While there are some similarities between the two, TEFL and CELTA courses are not the same. Both are entry-level qualifications for teaching English as a foreign language, but they’re very different in how they’re delivered, as well as the course content. 

What is TEFL? 

TEFL stands for Teaching English as a Foreign Language. It’s often used interchangeably with TESOL (Teaching English to Speakers of Other Languages) and you can think of it like an umbrella term for all courses focused on training someone how to teach English to language learners. 

Not all TEFL courses are equal, which is really important to understand when choosing a course. There are lots of different TEFL course providers and with no over-arching accrediting body just about anyone can set up and sell a TEFL course. The only worthwhile TEFL course is one that is accredited by respected bodies and has a strong reputation internationally. 

What is CELTA? 

CELTA stands for Certificate in Teaching English to Speakers of Other Languages. It’s a specific type of TEFL course created by Cambridge Assessment English and focuses on teaching adults. The course is usually completed in person over the course of a month. In the past, the CELTA was one of the only quality TEFL courses on the market and so it holds a good reputation worldwide. However, online learning has come a long way and it’s no longer the only course sought after by employers. 

Only approved CELTA centres are able to run CELTA courses. There are over 2,800 in 130 countries, so to find your nearest one just Google!

What are the main differences between TEFL and CELTA? 

While both courses will train you how to teach English as a foreign language, there are some significant differences between the two. The main ones are:

  • Cost
  • Delivery
  • Course content 
  • The age of learners
  • Method of study

We’ll go into detail about each of these throughout this article. 

TEFL vs. CELTA: how much do they cost? 

One of the most significant differences between TEFL and CELTA courses is cost. 

A good-quality TEFL qualification will usually cost between £180 - £400 ($240 - $550). Be wary of courses a lot cheaper than this as they often aren’t accredited and may not be recognised by employers. There are lots of budget TEFL course providers out there offering extremely cheap courses, but these are unlikely to prepare you properly for teaching English and often involve a lot of hidden fees. 

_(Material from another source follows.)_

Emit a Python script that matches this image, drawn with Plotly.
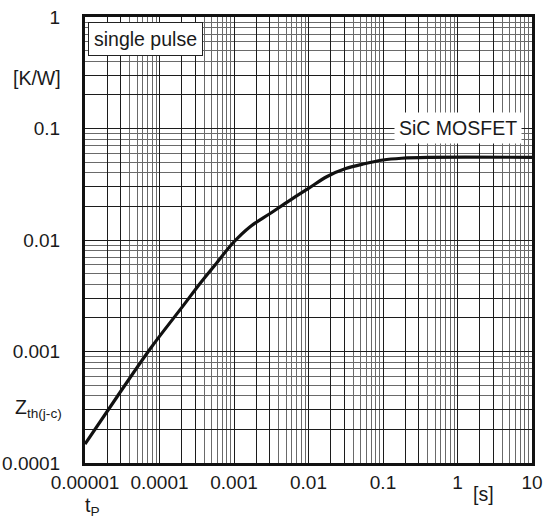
import plotly.graph_objects as go

# Transient thermal impedance Zth(j-c) of the SiC MOSFET, single pulse
pulse_time_s = [1e-5, 2.71e-5, 7.6e-5, 2.12e-4, 3.48e-4, 5.82e-4, 9.73e-4,
                1.63e-3, 3.02e-3, 5.62e-3, 0.01, 0.0178, 0.0316, 0.0562,
                0.1, 0.178, 0.398, 10]
zth_kw = [1.48e-4, 3.95e-4, 1.07e-3, 2.62e-3, 4.06e-3, 6.20e-3, 9.45e-3,
          0.0131, 0.0172, 0.0227, 0.0290, 0.0371, 0.0437, 0.0483,
          0.0522, 0.0541, 0.0551, 0.0551]

x_tick_vals = [1e-5, 1e-4, 1e-3, 1e-2, 1e-1, 1, 10]
x_tick_text = ["0.00001", "0.0001", "0.001", "0.01", "0.1", "1", "10"]
y_tick_vals = [1e-4, 1e-3, 1e-2, 1e-1, 1]
y_tick_text = ["0.0001", "0.001", "0.01", "0.1", "1"]

FONT = "Liberation Sans, Arial, sans-serif"
W, H = 556, 522
ML, MR, MT, MB = 85, 24, 17, 59
PW, PH = W - ML - MR, H - MT - MB


def with_heavy_lines(vals, text):
    """Decade lines plus the 2x and 3x lines, all drawn dark; only decades labelled."""
    v, t = [], []
    for val, lab in zip(vals, text):
        v.append(val)
        t.append(lab)
        for m in (2, 3):
            if val * m < vals[-1]:
                v.append(val * m)
                t.append("")
    return v, t


def light_lines(lo_exp, hi_exp):
    return [m * 10.0 ** e for e in range(lo_exp, hi_exp) for m in range(4, 10)]


def px(x):
    return (x - ML) / PW


def py(y):
    return (H - MB - y) / PH


fig = go.Figure()
fig.add_trace(go.Scatter(
    x=pulse_time_s, y=zth_kw, mode="lines",
    line=dict(color="#111111", width=3.2, shape="spline", smoothing=1.0),
    showlegend=False, hoverinfo="skip",
))

grid_dark = "#1c1c1c"
grid_light = "#6a6a6a"

xv, xt = with_heavy_lines(x_tick_vals, x_tick_text)
yv, yt = with_heavy_lines(y_tick_vals, y_tick_text)

fig.update_xaxes(
    type="log", range=[-5, 1], automargin=False,
    tickvals=xv, ticktext=xt,
    showgrid=True, gridcolor=grid_dark, gridwidth=1.1,
    minor=dict(tickvals=light_lines(-5, 1), showgrid=True,
               gridcolor=grid_light, gridwidth=1.1),
    showline=True, linecolor="#111111", linewidth=3, mirror=True,
    ticks="", ticklen=0, ticklabelstandoff=0,
    tickfont=dict(family=FONT, size=19, color="#1a1a1a"),
    zeroline=False,
)
fig.update_yaxes(
    type="log", range=[-4, 0], automargin=False,
    tickvals=yv, ticktext=yt,
    showgrid=True, gridcolor=grid_dark, gridwidth=1.1,
    minor=dict(tickvals=light_lines(-4, 0), showgrid=True,
               gridcolor=grid_light, gridwidth=1.1),
    showline=True, linecolor="#111111", linewidth=3, mirror=True,
    ticks="", ticklen=0, ticklabelstandoff=18,
    tickfont=dict(family=FONT, size=19, color="#1a1a1a"),
    zeroline=False,
)

txt = dict(family=FONT, size=19.5, color="#1a1a1a")
annotations = [
    dict(text="single pulse", x=px(88), y=py(22), xanchor="left", yanchor="top",
         bgcolor="white", bordercolor="#222222", borderwidth=1, borderpad=5),
    dict(text="SiC MOSFET", x=px(457.5), y=py(128), xanchor="center", yanchor="middle",
         bgcolor="white", borderpad=4),
    dict(text="[K/W]", x=px(37), y=py(78), xanchor="center", yanchor="middle"),
    dict(text="Z<sub>th(j-c)</sub>", x=px(38), y=py(408), xanchor="center", yanchor="middle"),
    dict(text="t<sub>P</sub>", x=px(92), y=py(506), xanchor="center", yanchor="middle"),
    dict(text="[s]", x=px(483), y=py(494), xanchor="center", yanchor="middle"),
]
for a in annotations:
    a.update(xref="paper", yref="paper", showarrow=False, font=txt)

fig.update_layout(
    width=W, height=H,
    margin=dict(l=ML, r=MR, t=MT, b=MB),
    paper_bgcolor="white", plot_bgcolor="white",
    annotations=annotations,
    font=dict(family=FONT),
)

fig.write_html("out.html")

CELTA courses, on the other hand, cost substantially more at around £1,250 - £2,000 ($1,500 - $2,600), depending on the centre. In fact, if you complete the CELTA as most people do - full time over the course of a month - there are other significant costs involved, such as loss of earnings and, potentially, accommodation. 

How long does it take to complete a TEFL or CELTA course? 

The CELTA course is typically held over 4 weeks and involves a total of 120 hours of classroom study. It’s an intensive, full-time course and so you can get your qualification in just a month - but you will need to clear your schedule to do this. Centres will usually run one or two courses a year. 

A TEFL course can be completed entirely online and most of the more established providers also offer short classroom courses as well. You can study when it suits you and work through the course at your own pace. The CELTA set the standard in terms of the number of hours for a course, so you should ensure your TEFL course involves at least 120 hours of study. But there’s no need to do a course that involves hundreds and hundreds of hours of material. A TEFL course anywhere between the 120 to 200 hour range is all anyone would need. 

Is a TEFL course equivalent to a CELTA? 

This is a common claim made by TEFL course providers and it’s ultimately a misleading one. While a Level 5 TEFL course and the CELTA are both regulated by Ofqual and have been assessed to be level 5 courses according to their qualifications framework, this doesn’t make them the same. Yes, they’re of an equivalent level , but they’re delivered in completely different ways. 

For example, The British Council only employs experienced teachers with a CELTA or Trinity CertTESOL qualification. If a Level 5 TEFL course was truly equivalent then they would accept one instead of a CELTA, which is not the case. 

That’s not to say a Level 5 course isn’t worthwhile, and it’s important to bear in mind that just a small minority of employers will only accept a CELTA qualification. The most suitable course for you will depend on a number of factors, so keep reading to find out more! 

Which is better? TEFL or CELTA? 

Whether a TEFL or CELTA course is the best course for you will depend on a few things. 

If you want the option of teaching learners of all ages, including children and teenagers, then a TEFL course would be a better option as the CELTA only focuses on adult learners. Cambridge Assessment English used to offer a Young Learners add-on to the CELTA for around £900 ($1,200), but this was discontinued in 2016. 

You also need to consider how both courses are delivered and what would suit you best. If you want 100% in person classroom study then go with the CELTA. If you want to study online at your own pace then you should go for a TEFL course. 

And finally, your budget might dictate what course you choose. The CELTA is expensive and as it’s normally held full-time over a month it means you can’t work alongside it. A TEFL course is certainly a much more affordable option for most. 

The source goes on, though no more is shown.